Standing ovation as Seanad backs Bill banning Israeli settlement goods
Palestinian representatives applaud in visitor’s gallery as vote carried
There was sustained applause and a standing ovation in the Seanad after the Upper House voted in support of a Bill banning the importation to Ireland of Israeli goods produced in settlements in the Palestinian territories.
Senators accepted by 25 votes to 20 to support second stage of the Control of Economic Activity (Occupied Territories) Bill which makes it an offence to purchase goods and services from Israeli settlements which have been condemned by Ireland and the EU as illegal.

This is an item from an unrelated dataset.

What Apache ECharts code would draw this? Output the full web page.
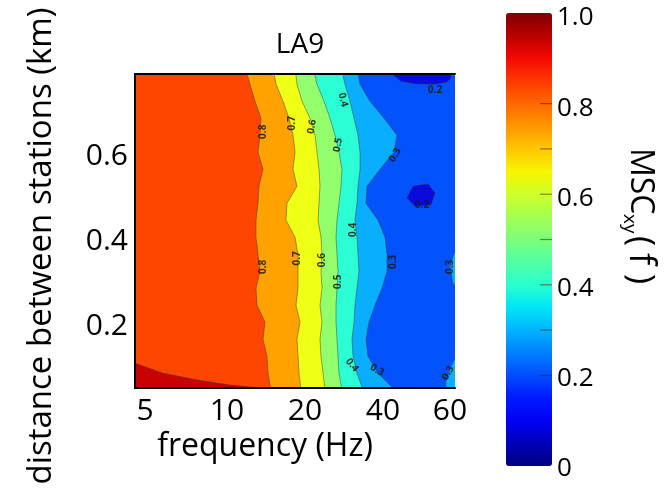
<!DOCTYPE html>
<html>
<head>
<meta charset="utf-8">
<script src="https://cdn.jsdelivr.net/npm/echarts@6/dist/echarts.min.js"></script>
<style>
  html, body { margin: 0; padding: 0; background: #ffffff; }
  #chart { width: 667px; height: 491px; }
</style>
</head>
<body>
<div id="chart"></div>
<script>
// ---- axes ----
const freqTickLabels = ['5', '10', '20', '40', '60'];
const freqTickPos = [1.0, 9.2, 17.0, 24.8, 31.5];      // frequency-bin position of each label
const distTicks = [0.2, 0.4, 0.6];
const colorbarTicks = [0, 0.2, 0.4, 0.6, 0.8, 1.0];
const colorbarLevelMarks = [0.2, 0.3, 0.4, 0.5, 0.6, 0.7, 0.8];

// ---- MSC contour boundaries ----
// distance rows (km), bottom to top
const distanceRows = [0.05, 0.09, 0.13, 0.17, 0.21, 0.25, 0.29, 0.33, 0.37, 0.41,
                      0.45, 0.49, 0.53, 0.57, 0.61, 0.65, 0.69, 0.73, 0.77, 0.81];
// frequency-bin position where MSC crosses each level, per distance row
const level08 = [13.6, 13.3, 13.2, 12.8, 13.0, 12.2, 12.1, 12.5, 12.3, 12.1,
                 12.1, 12.3, 12.4, 12.8, 12.3, 12.5, 12.6, 12.0, 11.5, 11.0];
const level07 = [16.6, 16.4, 16.3, 16.2, 16.5, 16.1, 16.3, 16.3, 16.3, 16.0,
                 15.1, 15.2, 16.2, 15.8, 16.0, 15.8, 15.4, 14.8, 14.1, 13.8];
const level06 = [19.0, 18.8, 18.6, 18.5, 18.7, 18.5, 18.7, 18.6, 18.7, 18.6,
                 18.3, 18.4, 18.5, 18.4, 18.2, 18.0, 17.5, 16.7, 16.2, 16.0];
const level05 = [20.7, 20.4, 20.3, 20.2, 20.1, 20.1, 20.2, 20.3, 20.2, 20.1,
                 20.2, 20.4, 20.6, 20.7, 20.4, 20.0, 19.5, 18.9, 18.2, 17.8];
const level04 = [22.8, 22.2, 21.8, 21.7, 21.9, 22.0, 22.2, 22.4, 22.3, 22.2,
                 22.0, 22.2, 22.3, 22.5, 22.5, 22.3, 21.9, 21.5, 21.0, 20.6];
const level03 = [26.0, 24.3, 23.3, 23.1, 23.4, 24.0, 24.7, 25.2, 25.2, 25.0,
                 24.3, 23.1, 23.2, 24.5, 25.9, 26.2, 24.9, 23.5, 22.5, 22.2];

// closed pockets: [bin, distance]
const corner09 = [[-1, 0.118], [0, 0.113], [2.8, 0.090], [6.2, 0.074], [9.5, 0.062], [13.5, 0.053], [14, 0.045]];
const pocketsBelow02 = [
  [[25.8, 0.82], [25.9, 0.79], [26.6, 0.777], [28.0, 0.771], [30.0, 0.770], [31.2, 0.775], [31.6, 0.785], [31.4, 0.82]],
  [[27.2, 0.502], [27.8, 0.530], [29.3, 0.535], [30.0, 0.514], [29.6, 0.486], [28.0, 0.483]]
];
const pocketsAbove03 = [
  [[33, 0.39], [31.9, 0.372], [31.5, 0.34], [31.8, 0.30], [33, 0.285]],
  [[33, 0.15], [32.1, 0.13], [31.5, 0.10], [31.1, 0.07], [31.0, 0.03]]
];

// inline contour labels
const labelLevels = [0.8, 0.8, 0.7, 0.7, 0.6, 0.6, 0.5, 0.5, 0.4, 0.4, 0.4, 0.3, 0.3, 0.3, 0.3, 0.3, 0.2, 0.2];
const labelBins   = [12.8, 12.8, 15.7, 16.2, 17.7, 18.7, 20.3, 20.3, 20.8, 21.8, 21.7, 26.0, 25.8, 24.2, 31.5, 31.3, 30.0, 28.7];
const labelDist   = [0.658, 0.340, 0.678, 0.360, 0.670, 0.356, 0.627, 0.305, 0.733, 0.427, 0.109, 0.603, 0.352, 0.097, 0.340, 0.090, 0.756, 0.486];
const labelAngle  = [90, 90, 90, 90, 80, 90, 80, 90, -75, 90, -50, 60, 90, -30, 90, 60, 0, 0];

// band fill colours (lower level of each band)
const bandColors = {
  0.1: '#0a0ade', 0.2: '#0352ff', 0.3: '#0aaeff', 0.4: '#2cffd6', 0.5: '#94ff6c',
  0.6: '#f0ff16', 0.7: '#ffa200', 0.8: '#ff4600', 0.9: '#c80000'
};
// jet colour map for the colour bar
const jetStops = ['#000080', '#0000b9', '#0000f4', '#001aff', '#004dff', '#0080ff', '#00b3ff',
                  '#00e6f7', '#29ffce', '#52ffa4', '#7bff7b', '#a4ff52', '#ceff29', '#f7f500',
                  '#ffc600', '#ff9700', '#ff6800', '#ff3900', '#f40900', '#b90000', '#800000'];

const FONT = "'Open Sans', sans-serif";
const BIN_MIN = 0, BIN_MAX = 32, D_MIN = 0.055, D_MAX = 0.794;

function rowsOf(xs) { return distanceRows.map((d, i) => [xs[i], d]); }
function leftOf(xs) {
  const pts = rowsOf(xs);
  return [[-2, distanceRows[0]]].concat(pts, [[-2, distanceRows[distanceRows.length - 1]]]);
}

// painter's order: each region covers everything to its left
const fillShapes = [
  { pts: [[-2, 0], [34, 0], [34, 1], [-2, 1]], color: bandColors[0.2] },
  { pts: leftOf(level03), color: bandColors[0.3] },
  { pts: leftOf(level04), color: bandColors[0.4] },
  { pts: leftOf(level05), color: bandColors[0.5] },
  { pts: leftOf(level06), color: bandColors[0.6] },
  { pts: leftOf(level07), color: bandColors[0.7] },
  { pts: leftOf(level08), color: bandColors[0.8] },
  { pts: corner09.concat([[14, 0], [-2, 0]]), color: bandColors[0.9] }
];
pocketsBelow02.forEach(p => fillShapes.push({ pts: p, color: bandColors[0.1] }));
pocketsAbove03.forEach(p => fillShapes.push({ pts: p.concat([[34, p[p.length - 1][1]], [34, p[0][1]]]), color: bandColors[0.3] }));

const lineShapes = [level03, level04, level05, level06, level07, level08].map(rowsOf);
lineShapes.push(corner09);
pocketsBelow02.forEach(p => lineShapes.push(p.concat([p[0]])));
pocketsAbove03.forEach(p => lineShapes.push(p));

const chart = echarts.init(document.getElementById('chart'));

const frameLine = { show: true, lineStyle: { color: '#000', width: 2 } };
const hiddenAxis = (gi) => ({ type: 'value', gridIndex: gi, min: 0, max: 1, show: false });

chart.setOption({
  animation: false,
  title: {
    text: 'LA9', left: 295, top: 26, textAlign: 'center',
    textStyle: { fontFamily: FONT, fontSize: 28, fontWeight: 'normal', color: '#000' }
  },
  grid: [
    { left: 135, top: 74, width: 320, height: 314 },   // contour panel
    { left: 506, top: 13, width: 46, height: 453 },    // colour bar
    { left: 506, top: 18, width: 46, height: 451 }     // colour bar labels
  ],
  xAxis: [
    {
      type: 'value', gridIndex: 0, min: BIN_MIN, max: BIN_MAX, z: 10,
      axisLine: frameLine, axisTick: { show: false }, splitLine: { show: false },
      axisLabel: {
        customValues: freqTickPos, margin: 8, color: '#000', fontFamily: FONT, fontSize: 30,
        formatter: v => {
          let k = 0;
          freqTickPos.forEach((p, i) => { if (Math.abs(p - v) < Math.abs(freqTickPos[k] - v)) k = i; });
          return freqTickLabels[k];
        }
      },
      name: 'frequency (Hz)', nameLocation: 'middle', nameGap: 41,
      nameTextStyle: { fontFamily: FONT, fontSize: 32, color: '#000', padding: [0, 60, 0, 0] }
    },
    {
      type: 'value', gridIndex: 0, position: 'top', min: BIN_MIN, max: BIN_MAX, z: 10,
      axisLine: frameLine, axisTick: { show: false }, axisLabel: { show: false }, splitLine: { show: false }
    },
    hiddenAxis(1),
    hiddenAxis(2)
  ],
  yAxis: [
    {
      type: 'value', gridIndex: 0, min: D_MIN, max: D_MAX, z: 10,
      axisLine: frameLine, axisTick: { show: false }, splitLine: { show: false },
      axisLabel: {
        customValues: distTicks, margin: 7, color: '#000', fontFamily: FONT, fontSize: 30,
        formatter: v => v.toFixed(1)
      },
      name: 'distance between stations (km)', nameLocation: 'middle', nameGap: 77,
      nameTextStyle: { fontFamily: FONT, fontSize: 33, color: '#000', padding: [0, 30, 0, 0] }
    },
    {
      type: 'value', gridIndex: 0, position: 'right', min: D_MIN, max: D_MAX, z: 10,
      axisLine: frameLine, axisTick: { show: false }, axisLabel: { show: false }, splitLine: { show: false }
    },
    hiddenAxis(1),
    {
      type: 'value', gridIndex: 2, position: 'right', min: 0, max: 1,
      axisLine: { show: false }, axisTick: { show: false }, splitLine: { show: false },
      axisLabel: {
        customValues: colorbarTicks, margin: 5, color: '#000', fontFamily: FONT, fontSize: 26,
        formatter: v => (v === 0 ? '0' : v.toFixed(1))
      }
    }
  ],
  visualMap: {
    type: 'continuous', min: 0, max: 1, seriesIndex: 2,
    left: 506, top: 13, itemWidth: 46, itemHeight: 453, padding: 0, z: 2,
    calculable: false, text: null, hoverLink: false,
    inRange: { color: jetStops },
    textStyle: { fontSize: 0 }
  },
  graphic: [{
    type: 'group', x: 640, y: 226, rotation: -Math.PI / 2,
    children: [
      { type: 'text', x: -78, y: 0, style: { text: 'MSC', fontFamily: FONT, fontSize: 32, fill: '#000', verticalAlign: 'middle', align: 'left' } },
      { type: 'text', x: -12, y: 11, style: { text: 'xy', fontFamily: FONT, fontSize: 19, fill: '#000', verticalAlign: 'middle', align: 'left' } },
      { type: 'text', x: 10, y: 0, style: { text: '(', fontFamily: FONT, fontSize: 34, fill: '#000', verticalAlign: 'middle', align: 'left' } },
      { type: 'text', x: 27, y: 0, style: { text: 'f', fontFamily: FONT, fontSize: 36, fill: '#000', verticalAlign: 'middle', align: 'left' } },
      { type: 'text', x: 48, y: 0, style: { text: ')', fontFamily: FONT, fontSize: 34, fill: '#000', verticalAlign: 'middle', align: 'left' } }
    ]
  }],
  series: [
    {
      // filled MSC bands
      type: 'custom', xAxisIndex: 0, yAxisIndex: 0, clip: true, silent: true,
      data: fillShapes.map((s, i) => [i]),
      renderItem: (params, api) => {
        const s = fillShapes[params.dataIndex];
        return {
          type: 'polygon',
          shape: { points: s.pts.map(p => api.coord(p)) },
          style: { fill: s.color, stroke: null }
        };
      }
    },
    {
      // contour lines
      type: 'custom', xAxisIndex: 0, yAxisIndex: 0, clip: true, silent: true,
      data: lineShapes.map((s, i) => [i]),
      renderItem: (params, api) => ({
        type: 'polyline',
        shape: { points: lineShapes[params.dataIndex].map(p => api.coord(p)) },
        style: { fill: null, stroke: 'rgba(50,50,30,0.45)', lineWidth: 1 }
      })
    },
    {
      // inline level labels
      type: 'custom', xAxisIndex: 0, yAxisIndex: 0, clip: true, silent: true,
      data: labelLevels.map((v, i) => [labelBins[i], labelDist[i]]),
      renderItem: (params, api) => {
        const i = params.dataIndex;
        const c = api.coord([labelBins[i], labelDist[i]]);
        return {
          type: 'text', x: c[0], y: c[1], rotation: labelAngle[i] * Math.PI / 180,
          style: {
            text: labelLevels[i].toFixed(1), fontFamily: FONT, fontSize: 10, fontWeight: 'bold',
            fill: 'rgba(25,25,15,0.85)', align: 'center', verticalAlign: 'middle'
          }
        };
      }
    },
    {
      // contour level marks across the right side of the colour bar
      type: 'custom', xAxisIndex: 2, yAxisIndex: 2, silent: true, z: 20,
      data: colorbarLevelMarks.map(v => [0.74, v]),
      renderItem: (params, api) => {
        const v = colorbarLevelMarks[params.dataIndex];
        const a = api.coord([0.74, v]);
        const b = api.coord([1, v]);
        return {
          type: 'line', shape: { x1: a[0], y1: a[1], x2: b[0], y2: b[1] },
          style: { stroke: 'rgba(60,35,10,0.55)', lineWidth: 1.2 }
        };
      }
    }
  ]
});
</script>
</body>
</html>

Palestinian representatives and farmers affected by Israeli controls of the settlements who were in the Seanad visitors’ gallery applauded the result and Senators in turn stood to applaud them in a sustained ovation.
A series of impassioned speeches were given during statements on Palestine and subsequently in debate on the Bill sponsored by Independent Senator Frances Black.

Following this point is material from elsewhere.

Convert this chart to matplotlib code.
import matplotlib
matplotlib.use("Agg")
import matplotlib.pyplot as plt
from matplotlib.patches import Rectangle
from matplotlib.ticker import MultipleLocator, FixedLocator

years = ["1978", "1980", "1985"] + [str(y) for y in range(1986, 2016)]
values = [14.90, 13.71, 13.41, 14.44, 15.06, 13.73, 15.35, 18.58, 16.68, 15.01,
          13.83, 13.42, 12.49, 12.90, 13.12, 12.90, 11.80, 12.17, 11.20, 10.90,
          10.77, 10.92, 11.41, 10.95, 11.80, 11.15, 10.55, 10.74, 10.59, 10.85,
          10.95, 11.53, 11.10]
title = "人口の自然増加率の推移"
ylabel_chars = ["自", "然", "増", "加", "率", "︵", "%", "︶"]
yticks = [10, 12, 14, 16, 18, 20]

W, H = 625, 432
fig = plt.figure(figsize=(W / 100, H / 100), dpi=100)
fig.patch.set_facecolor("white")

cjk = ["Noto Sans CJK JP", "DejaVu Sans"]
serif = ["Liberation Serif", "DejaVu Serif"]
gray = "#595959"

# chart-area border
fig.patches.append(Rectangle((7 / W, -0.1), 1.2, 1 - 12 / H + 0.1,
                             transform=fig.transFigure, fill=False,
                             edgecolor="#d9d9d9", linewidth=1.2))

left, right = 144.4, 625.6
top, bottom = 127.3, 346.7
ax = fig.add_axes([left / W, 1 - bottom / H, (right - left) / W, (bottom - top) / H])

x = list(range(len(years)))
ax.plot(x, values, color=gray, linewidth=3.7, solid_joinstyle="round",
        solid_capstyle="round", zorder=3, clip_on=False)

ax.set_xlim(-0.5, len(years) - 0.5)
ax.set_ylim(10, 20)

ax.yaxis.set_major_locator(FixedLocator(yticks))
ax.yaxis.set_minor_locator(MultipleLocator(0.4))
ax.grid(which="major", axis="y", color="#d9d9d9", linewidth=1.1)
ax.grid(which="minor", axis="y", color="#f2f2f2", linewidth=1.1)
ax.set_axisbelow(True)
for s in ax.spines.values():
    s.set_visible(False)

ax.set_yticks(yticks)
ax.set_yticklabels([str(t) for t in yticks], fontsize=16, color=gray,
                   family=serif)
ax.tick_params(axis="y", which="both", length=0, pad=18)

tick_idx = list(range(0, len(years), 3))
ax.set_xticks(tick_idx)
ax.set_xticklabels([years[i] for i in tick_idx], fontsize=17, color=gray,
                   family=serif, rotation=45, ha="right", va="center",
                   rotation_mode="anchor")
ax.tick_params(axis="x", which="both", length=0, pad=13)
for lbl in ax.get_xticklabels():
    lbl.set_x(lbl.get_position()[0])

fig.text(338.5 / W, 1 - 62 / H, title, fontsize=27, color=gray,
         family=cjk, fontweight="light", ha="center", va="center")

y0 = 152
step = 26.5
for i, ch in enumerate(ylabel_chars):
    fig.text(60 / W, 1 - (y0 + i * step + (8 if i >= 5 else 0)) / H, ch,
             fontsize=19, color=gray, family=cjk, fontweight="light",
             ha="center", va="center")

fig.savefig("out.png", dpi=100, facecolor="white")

Fianna Fáil, Sinn Fáin, Green and Independent Senators supported the Bill.
She had suspended action on the Bill in January at the request of Tánaiste and Minister for Foreign Affairs Simon Coveney but re-introduced the Bill in the wake of the deteriorating situation in the Middle East.
Ms Black said over 42 per cent of the land in the West Bank had been confiscated.
“Though these settlements are continually condemned as illegal by EU, UN and Irish Government,” they continued to extract valuable assets.
Israeli settlements in the West Bank are war crimes, she said.
“For 25 years Ireland and the EU have issued statement after statement of condemnation but settlement expansion has continued,” she said.
Ms Black said the Bill would not end trade in Israeli produce and this distinction was truly important, she said. It was the products of the illegally occupied territories that were being blocked.
Mr Coveney said he understood the motivation of the Bill but warned however that “if Ireland were to adopt the course of action in this Bill we would be choosing to be a principled voice in the wilderness, satisfied in the righteousness of our course, but largely unable to influence the real action”.
He said that “if we get too far out in front of the consensus then perhaps we cease to shape it”. He said “I am in no doubt a unilateral move by Ireland on this matter would weaken our ability to influence overall EU policy and not strengthen it.”
Mr Coveney added that the Bill was asking the Government to do something “we do not have in our power to do”.
He had 52 paragraphs of legal advice from the Attorney General that trade by third countries into the EU is an exclusive competence of the EU. The advice also stated that the measures would be contrary to EU law to which Ireland is bound.
But in a highly emotional speech Independent Senator David Norris said the importation of goods from those settlements was illegal under international law.
UN Security Council Resolution 2334 from 2016 “reaffirms that the establishment of settlements has no legal validity”.
He became emotional when he said “if you want to know what the people of Palestinians want, talk to the Palestinian farmers in the gallery”.
Labour leader in the Seanad Ivana Bacik said the case for the Bill had become more compelling since January when the Bill was suspended, because of the appalling atrocities and the killing of Palestinians.
She said there had been no progress on the peace process and in fact there had been a rowback and Ireland “now has no choice but to take a leading role”.
Ms Bacik, a professor of law, said “we’re seeing multiple violations of international law”.
She said former tánaiste and Labour leader Eamon Gilmore led the way in 2011 in his UN speech supporting Palestinians’ bid to become a full member of the UN.
Sweden had led within the EU by its unilateral action to support Palestinian statehood.
“It is time for us to lead again in asserting the rights of Palestinian people.”